ビールのおつまみとして
絶大な人気を誇る夏の味。
黒坂伸悦さん(鶴岡市) 山形県鶴岡市で、毎年約12トンのだだちゃ豆を生産している黒坂さん。
土へのこだわりが味の決め手に。
山形県庄内地方で栽培されている枝豆の品種は約30種類。その中から選抜された美味しいものだけが『だだちゃ豆』の称号を与えられます。出荷されるのは主に『早生甘露・甘露・早生白山・白山・晩生甘露・おうら』の6種類。7月下旬から9月上旬に旬を迎える、ビールのお供にうれしい人気の味覚です。
『あぐりクロサカ』の黒坂伸悦さんは、鶴岡市でだだちゃ豆を栽培する農家のひとり。味を決める上で最も大切となる土にこだわりながら、毎年だだちゃ豆の育成に励んでいます。

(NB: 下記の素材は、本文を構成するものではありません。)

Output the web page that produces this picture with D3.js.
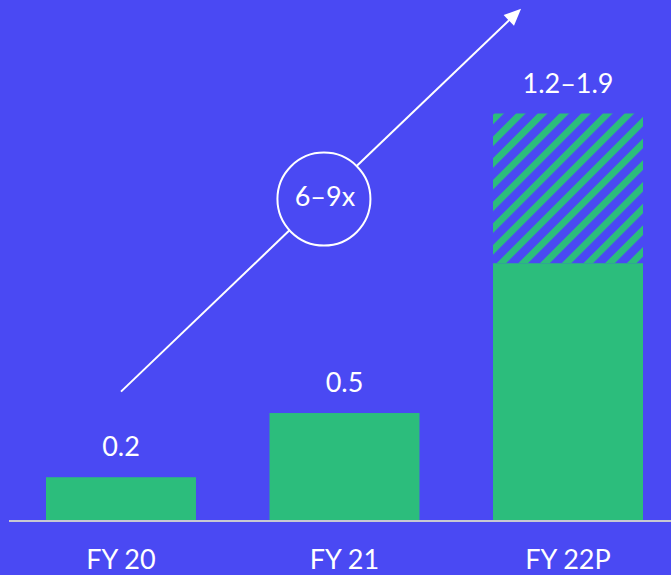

「鶴岡は砂質と粘土質という両極端な土壌が混在する地域。うちの畑はサラサラとした砂質土で、酸素が多く、豆が根を伸ばしやすいのが特徴です」。黒坂さんは約5年かけてこの土を分析。徹底して生育環境を整えたことが、山形セレクションやエコファーマーの認定につながりました。
「今と昔とでは天候も変わってきています。昔と同じ栽培方法では通用しないこともしばしば。どうしたらおいしいだだちゃ豆を作り続けられるかを常に研究しながら、栽培に取り組んでいます」。
黒坂さんの畑の土は「砂質土」。名前の通り、砂のようにサラサラしているのが特徴。
人気の理由は「甘味」と「旨味」。
だだちゃ豆といえば、茶色いさやの毛と真ん中にできる大きなくびれ、そして口にした瞬間誰もが実感する甘味と旨味が特徴。知名度としては『白山』が圧倒的ですが、黒坂さんは「最も晩生にあたる『おうら』も味が濃くておいしい」と太鼓判を押します。
また、東京などの首都圏では枝と根が付いたままのだだちゃ豆も人気が高く、その見た目も然ることながら、豆の品質が保ちやすいという点でも喜ばれているとのこと。
収穫期の間は、夜が明ける前の早朝3時から収穫を行っている黒坂さん。また同じ品種でも、定植時期を分けることで収穫時期をずらし、旬を逃さないようにするなど、生産者の努力と愛情によって育まれている山形のだだちゃ豆。「これからもおいしいだだちゃ豆を届けられるよう、質へのこだわりを大切に栽培を続けていきたいですね」。
だだちゃ豆には旨味成分のもととなる「アミノ酸」が豊富に含まれています。
収穫しただだちゃ豆を丁寧に選別。このひと手間が安定した品質へとつながっています。
生産者たちが「木」と呼ぶ、だだちゃ豆の枝。この枝付きの状態での購入を希望する人も多いのだそう。